- Dates active: 4 August 1977 – 28 December 1989 (12 years, 4 months, 3 weeks and 3 days)
- Active regions: Guatemala, El Salvador
- Size: Unknown
- Wars: Guatemalan Civil War Salvadoran Civil War

= Secret Anti-Communist Army =

"The Command of the Secret Anti-Communist Army [ESA] is presenting by means of this bulletin an ‘ultimatum’ to the following trade unionists, professionals, workers and students: ... [it] warns them all that it has already located them and knows perfectly well where to find these nefarious communist leaders who are already condemned to DEATH, which will therefore be carried out without mercy..."
— Bulletin No. 6, January 3, 1979, ESA

The Secret Anti-Communist Army (Ejército Secreto Anticomunista, ESA) was a front organization that operated in Guatemala and El Salvador during the Guatemalan Civil War. Like other earlier organizations, such as the MANO and the CADEG, the ESA existed as a front for a covert program of selective assassination by the Guatemalan security services. The first documentation of it came from the New York Times on 4 August 1977.
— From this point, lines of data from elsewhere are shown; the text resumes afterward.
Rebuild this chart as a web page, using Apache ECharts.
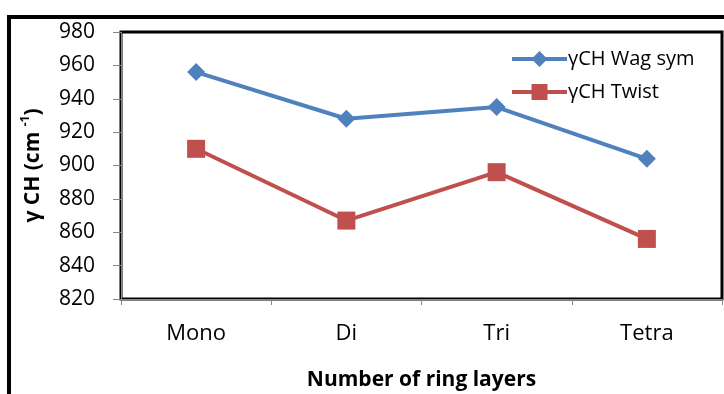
<!DOCTYPE html>
<html><head><meta charset="utf-8">
<script src="https://cdn.jsdelivr.net/npm/echarts@6/dist/echarts.min.js"></script>
<style>html,body{margin:0;padding:0;background:#fff}#c{width:724px;height:394px}</style>
</head><body><div id="c"></div>
<script>
const categories = ['Mono', 'Di', 'Tri', 'Tetra'];
const wagSym = [956, 928, 935, 904];
const twist = [910, 867, 896, 856];
const seriesNames = ['γCH Wag sym', 'γCH Twist'];
const yMin = 820, yMax = 980, yStep = 20;

const font = '"Open Sans", "Liberation Sans", sans-serif';
const chart = echarts.init(document.getElementById('c'), null, {renderer: 'canvas'});
chart.setOption({
  animation: false,
  backgroundColor: '#fff',
  graphic: [{
    type: 'rect', shape: {x: 9, y: 17, width: 800, height: 500},
    style: {fill: 'none', stroke: '#000', lineWidth: 4}, z: -1
  }],
  grid: {left: 121, top: 32, width: 601, height: 267, show: true, borderColor: '#000', borderWidth: 3,
         backgroundColor: 'transparent', containLabel: false, outerBoundsMode: 'none'},
  legend: {
    data: seriesNames, orient: 'vertical', left: 505, top: 44, itemGap: 13,
    itemWidth: 55, itemHeight: 20,
    lineStyle: {width: 4},
    textStyle: {fontFamily: font, fontSize: 20, color: '#000', padding: [0, 0, 0, -4]}
  },
  xAxis: {
    type: 'category', data: categories, boundaryGap: true,
    axisLine: {lineStyle: {color: '#868686', width: 1}},
    axisTick: {show: true, length: 6, lineStyle: {color: '#868686'}},
    axisLabel: {fontFamily: font, fontSize: 22, color: '#000', margin: 24},
    name: 'Number of ring layers', nameLocation: 'middle', nameGap: 71,
    nameTextStyle: {fontFamily: font, fontSize: 21, fontWeight: 'bold', color: '#000'}
  },
  yAxis: {
    type: 'value', min: yMin, max: yMax, interval: yStep,
    axisLine: {show: true, lineStyle: {color: '#868686'}},
    axisTick: {show: true, length: 8, lineStyle: {color: '#868686'}},
    splitLine: {show: false},
    axisLabel: {fontFamily: font, fontSize: 21, color: '#000', margin: 26},
    name: '{b|γ CH (cm }{s|-1}{b|)}', nameLocation: 'middle', nameGap: 77, nameRotate: 90,
    nameTextStyle: {
      rich: {
        b: {fontFamily: font, fontSize: 21, fontWeight: 'bold', color: '#000', lineHeight: 24, verticalAlign: 'bottom'},
        s: {fontFamily: font, fontSize: 12, fontWeight: 'bold', color: '#000', lineHeight: 24, verticalAlign: 'top'}
      }
    }
  },
  series: [
    {name: seriesNames[0], type: 'line', data: wagSym, symbol: 'diamond', symbolSize: 18,
     lineStyle: {color: '#4F81BD', width: 4}, itemStyle: {color: '#4F81BD'}},
    {name: seriesNames[1], type: 'line', data: twist, symbol: 'rect', symbolSize: 18,
     lineStyle: {color: '#C0504D', width: 4}, itemStyle: {color: '#C0504D'}}
  ]
});
</script></body></html>
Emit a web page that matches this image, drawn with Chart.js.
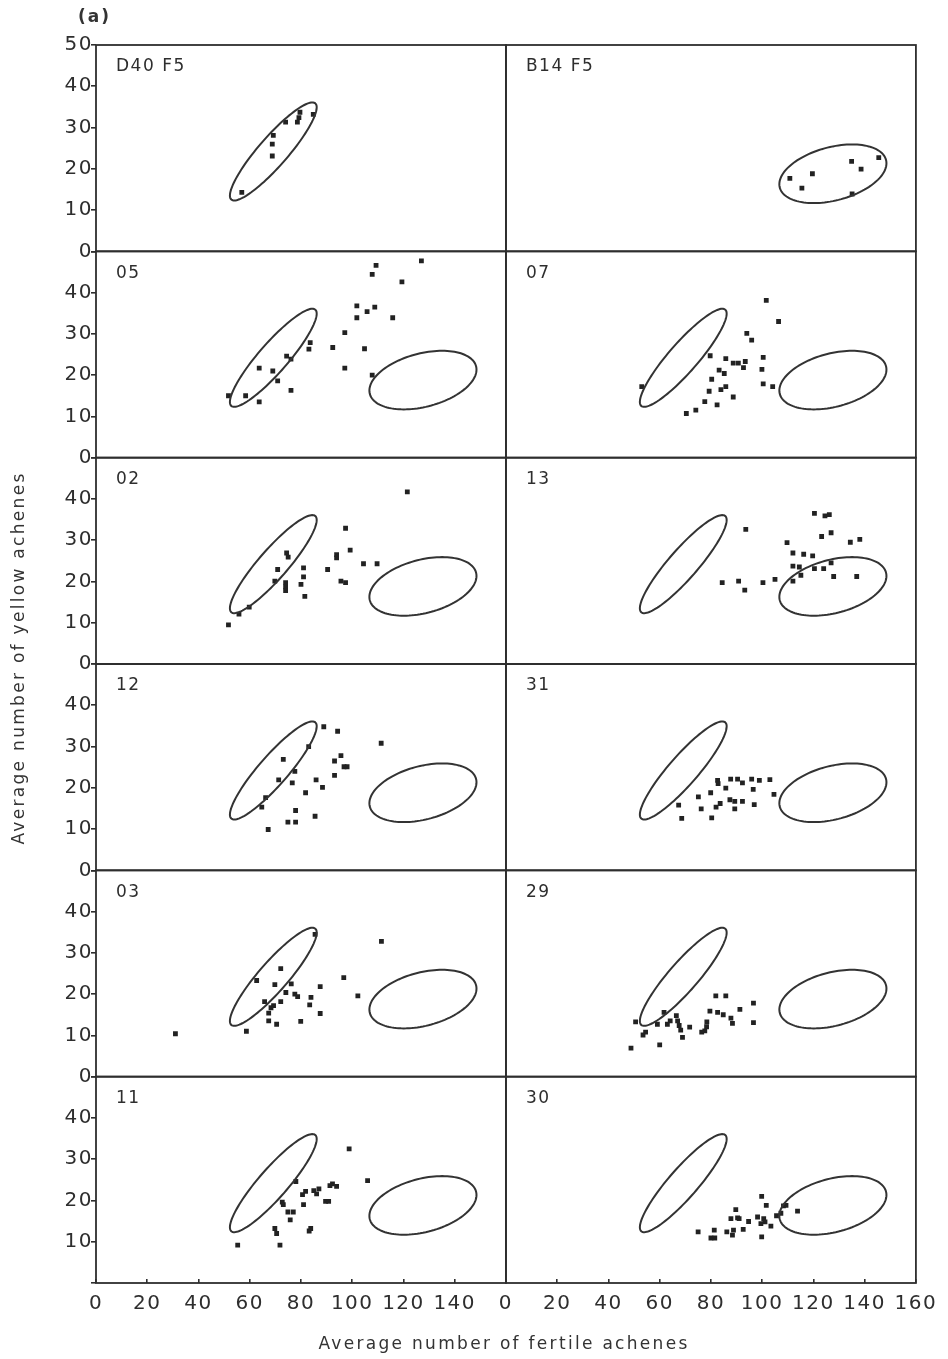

The ESA made its existence more widely known during the upheaval caused by the September 1978 bus fare strikes in Guatemala City. On 18 October 1978, the ESA authored the first of a series of public bulletins containing "death lists" of persons which the organization considered to be "communists". It claimed to be independent, but was coordinated and staffed by members of the military and security services and was allegedly run by Colonel German Chupina Barahona, Director General of the National Police (PN) from 1978 to 1982. Often, the lists of targets were provided by the Minister of the Interior, Donaldo Alvarez Ruiz.

==History==
High profile incidents officially attributed to the ESA peaked in Guatemala between 1978 and 1980, and were first directed at academics who were openly involved in progressive politics. One of these cases included the assassination of the President of the Association of University Students (AEU), Oliverio Castaneda de Leon on 20 October 1978, who was submachine-gunned by unknown men approximately one block from the Presidential Palace in Guatemala City, with no intervention from nearby, and heavily armed Policia Nacional. Castenada's name had appeared among others on an ESA death-list bulletin issued two days earlier. His successor as President of the AEU, Antonio Ciani Garcia de Leon, whose name also appeared on the same bulletin, was arrested on 6 November 1978 and "disappeared."

Among many specific incidents linking the ESA to the state security services, was the attempted assassination on 10 June 1980 of student-leader Victor Manuel Valverth, who was seized at gunpoint at the University of San Carlos by two men in plain-clothes claiming to belong to the ESA. Valverth attempted to flee and was shot several times, but survived. The assailants were tackled and one was killed as troops moved onto the campus to rescue the men from the students. ID cards were found on the two ESA assailants, linking one to the S-2 (military intelligence) section of the "General Aguilar Santa Maria" army base at Jutiapa and the other to the (Servicio Especial) Special Service of the Treasury Police.

As a mechanism for fomenting terror and evading accountability for the assassination program, the government of Gen. Fernando Romeo Lucas García waged an intensive publicity campaign in which it issued regular statistics to the press on political assassinations and disappearances of persons whom it explicitly labeled "criminals" and "subversives". National Police spokesmen told the Guatemala City press in 1979 that the ESA had killed 3,252 "subversives" between January and October of that year alone.

Political killings were also carried out in El Salvador in the name of the ESA as well during the height of the internal terror, beginning in 1980 but escalating around 1983. Sources suggest that the ESA was operated primarily by the Salvadorean National Police and was led by detective Edgar Perez Linares. Linares was a key player in the National Police death squad operations run by the chief of intelligence of the National Police, Aristides Marquez. Linares was credited with having captured three leftist guerilla commanders and turned them into a trio of assassins known as the "little angels", who systematically murdered clandestine guerillas and collaborators and were instrumental in breaking the back of the FMLN's urban infrastructure. Connections existed between the militaries and the far-right of Guatemala and El Salvador, and at one point El Salvador's National Police chief Col. Reynaldo Lopez Nuila and the director of the Salvadorean police academy visited Guatemala for counterinsurgency advice and had set up links within the security services.

It is not clear whether the ESA was controlled by state operators or was functioning as an independent paramilitary organization after the end of military rule in Guatemala in 1986. The ESA reemerged in 1988 in Guatemala during a renewed wave of killings and disappearances. The last known attack by the ESA in Guatemala took place on 28 December 1989.